Amed Barosu Kadın Hakları Merkezi üyesi Merve Karadaş, 2023 ve 2024 yılları arasındaki şiddet verilerindeki artışın endişe verici olduğunu belirtti. Merve Karadaş, “Aldığımız başvurular gösteriyor ki dijital şiddet gibi yeni şiddet türleri, kadınların yaşam alanlarını daraltmakta ve kontrol altına almaktadır. 2024 yılı boyunca Diyarbakır’da 9 kadın cinayeti basına yansımış, ancak gerçek rakamların bunun çok daha üzerinde olduğu tahmin edilmektedir. Kadınların yaşam hakkını savunan 6284 sayılı Kanun’un uygulanmasındaki eksiklikler ve İstanbul Sözleşmesi’nden çekilme kararı, şiddeti artıran başlıca etkenlerdir. Adaletin işlemediği, cezasızlık politikasının sürdüğü bir ülkede, kadınlar adalete erişememekte ve şiddetin her türlüsü yaygınIaşmaktadır” dedi.

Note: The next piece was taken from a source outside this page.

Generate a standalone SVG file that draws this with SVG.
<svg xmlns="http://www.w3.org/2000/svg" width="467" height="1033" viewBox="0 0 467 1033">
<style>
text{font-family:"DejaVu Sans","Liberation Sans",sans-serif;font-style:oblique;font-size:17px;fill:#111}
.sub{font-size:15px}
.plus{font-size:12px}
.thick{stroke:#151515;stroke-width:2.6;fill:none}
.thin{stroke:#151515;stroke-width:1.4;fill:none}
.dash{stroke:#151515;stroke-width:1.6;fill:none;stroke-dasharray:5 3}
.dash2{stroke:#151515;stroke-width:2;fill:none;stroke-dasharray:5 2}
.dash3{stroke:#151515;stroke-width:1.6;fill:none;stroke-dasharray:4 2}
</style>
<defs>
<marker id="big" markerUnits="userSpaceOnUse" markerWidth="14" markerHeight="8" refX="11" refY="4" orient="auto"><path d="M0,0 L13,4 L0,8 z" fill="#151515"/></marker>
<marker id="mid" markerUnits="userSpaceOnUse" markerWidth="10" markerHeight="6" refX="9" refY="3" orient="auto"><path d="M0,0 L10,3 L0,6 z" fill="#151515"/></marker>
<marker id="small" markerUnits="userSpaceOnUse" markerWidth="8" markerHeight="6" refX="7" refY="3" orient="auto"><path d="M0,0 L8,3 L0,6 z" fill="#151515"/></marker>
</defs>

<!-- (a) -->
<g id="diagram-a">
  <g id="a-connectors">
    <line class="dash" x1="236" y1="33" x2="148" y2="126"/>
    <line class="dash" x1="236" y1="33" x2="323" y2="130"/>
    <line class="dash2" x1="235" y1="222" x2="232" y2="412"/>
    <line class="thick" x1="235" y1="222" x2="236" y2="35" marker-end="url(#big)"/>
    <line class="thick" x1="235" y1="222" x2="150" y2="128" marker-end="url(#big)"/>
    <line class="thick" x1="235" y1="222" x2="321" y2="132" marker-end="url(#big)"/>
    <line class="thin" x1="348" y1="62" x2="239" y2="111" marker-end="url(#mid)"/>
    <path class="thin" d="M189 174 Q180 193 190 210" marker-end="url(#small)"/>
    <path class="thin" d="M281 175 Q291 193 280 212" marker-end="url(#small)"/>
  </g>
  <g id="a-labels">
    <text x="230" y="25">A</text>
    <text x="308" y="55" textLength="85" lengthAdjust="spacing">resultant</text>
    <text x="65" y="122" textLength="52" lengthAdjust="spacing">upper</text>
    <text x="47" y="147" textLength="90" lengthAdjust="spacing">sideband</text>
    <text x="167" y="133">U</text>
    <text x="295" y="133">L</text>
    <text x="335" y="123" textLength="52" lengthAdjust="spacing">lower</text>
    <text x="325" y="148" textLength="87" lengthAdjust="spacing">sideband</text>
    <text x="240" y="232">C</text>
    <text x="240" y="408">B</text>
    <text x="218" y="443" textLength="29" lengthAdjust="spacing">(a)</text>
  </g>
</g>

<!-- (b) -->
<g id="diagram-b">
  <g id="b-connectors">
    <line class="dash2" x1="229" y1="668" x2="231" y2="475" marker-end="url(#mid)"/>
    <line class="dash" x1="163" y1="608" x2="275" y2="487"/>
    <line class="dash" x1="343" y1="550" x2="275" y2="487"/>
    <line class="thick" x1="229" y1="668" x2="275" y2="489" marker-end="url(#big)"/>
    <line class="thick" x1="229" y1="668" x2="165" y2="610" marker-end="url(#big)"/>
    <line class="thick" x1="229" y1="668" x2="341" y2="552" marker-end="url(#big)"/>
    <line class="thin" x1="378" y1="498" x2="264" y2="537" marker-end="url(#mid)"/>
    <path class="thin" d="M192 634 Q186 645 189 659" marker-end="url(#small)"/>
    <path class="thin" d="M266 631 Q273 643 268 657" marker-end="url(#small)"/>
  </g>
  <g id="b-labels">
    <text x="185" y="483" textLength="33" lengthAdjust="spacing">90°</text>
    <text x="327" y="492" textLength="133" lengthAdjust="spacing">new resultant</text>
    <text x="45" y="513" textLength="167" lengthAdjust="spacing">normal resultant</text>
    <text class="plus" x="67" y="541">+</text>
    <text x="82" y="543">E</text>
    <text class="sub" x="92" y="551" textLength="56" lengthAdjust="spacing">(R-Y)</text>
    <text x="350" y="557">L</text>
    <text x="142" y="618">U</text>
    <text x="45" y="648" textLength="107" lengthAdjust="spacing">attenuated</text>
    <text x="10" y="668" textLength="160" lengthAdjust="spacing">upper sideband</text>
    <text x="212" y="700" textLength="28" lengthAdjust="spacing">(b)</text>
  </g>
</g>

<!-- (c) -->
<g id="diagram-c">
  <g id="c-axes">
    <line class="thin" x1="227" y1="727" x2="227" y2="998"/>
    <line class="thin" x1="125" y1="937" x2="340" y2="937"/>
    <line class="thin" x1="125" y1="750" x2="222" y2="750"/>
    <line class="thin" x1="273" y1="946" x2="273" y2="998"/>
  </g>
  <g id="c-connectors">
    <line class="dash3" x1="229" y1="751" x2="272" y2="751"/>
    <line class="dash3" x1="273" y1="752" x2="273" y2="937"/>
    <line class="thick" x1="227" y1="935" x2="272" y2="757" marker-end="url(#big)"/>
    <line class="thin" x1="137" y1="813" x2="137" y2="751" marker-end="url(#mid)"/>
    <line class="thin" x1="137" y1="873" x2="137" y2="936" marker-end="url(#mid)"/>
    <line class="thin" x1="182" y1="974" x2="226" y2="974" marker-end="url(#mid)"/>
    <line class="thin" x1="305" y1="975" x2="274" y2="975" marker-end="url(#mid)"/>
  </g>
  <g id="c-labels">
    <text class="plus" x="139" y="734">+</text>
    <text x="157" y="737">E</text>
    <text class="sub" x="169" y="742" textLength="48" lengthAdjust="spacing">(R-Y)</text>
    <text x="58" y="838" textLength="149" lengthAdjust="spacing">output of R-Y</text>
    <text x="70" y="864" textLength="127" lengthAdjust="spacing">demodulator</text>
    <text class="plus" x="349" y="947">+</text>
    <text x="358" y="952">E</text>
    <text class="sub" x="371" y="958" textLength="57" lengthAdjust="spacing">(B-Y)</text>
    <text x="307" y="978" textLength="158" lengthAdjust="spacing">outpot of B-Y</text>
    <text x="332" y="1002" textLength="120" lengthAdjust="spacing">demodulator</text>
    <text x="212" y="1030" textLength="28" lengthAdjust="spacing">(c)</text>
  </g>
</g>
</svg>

'En yoğun şiddet cezaevlerinde yaşanıyor'
Şiddetin en yoğun yaşandığı yerlerin başında cezaevlerinin geldiğini belirten Merve Karadaş, "Diyarbakır Kadın Kapalı Ceza İnfaz Kurumu’nda kadın mahpuslar, çıplak arama, kötü muamele, sağlık hizmetlerinden mahrum bırakılma gibi uygulamalarla insanlık onuruna aykırı koşullarda yaşamaya zorlanmaktadır. Hasta mahpusların tedaviye erişiminin engellenmesi ve keyfi infaz ertelemeleri, yaşam hakkı ihlalinin açık örnekleridir. Cezaevlerinde kadınlara yönelik baskı, yalnızca fiziksel değil, aynı zamanda psikolojik ve toplumsal bir şiddet aracı haline gelmiştir" diye belirtti.
Kayyım politikaları
Merve Karadaş, “Kayyım politikaları, kadınların kazanımlarını hedef almakta; kadın sığınaklarını kapatılmakta, danışma merkezleri işlevsiz hale getirilmektedir. Kayyım atanmış belediyelerde kadınların şiddetten korunma hakkı fiilen ellerinden alınmıştır. Kürt kadın hareketinin yarattığı politik ve sosyal kazanımlara yönelik bu sistematik saldırılar, toplumsal barışı ve kadınların direnişini hedef almaktadır. Ancak kadınlar, ‘jin, jiyan, azadî’ sloganıyla bu baskılara karşı direnişin ve özgürlüğün sesi olmaya devam etmektedir” ifadelerini kullandı.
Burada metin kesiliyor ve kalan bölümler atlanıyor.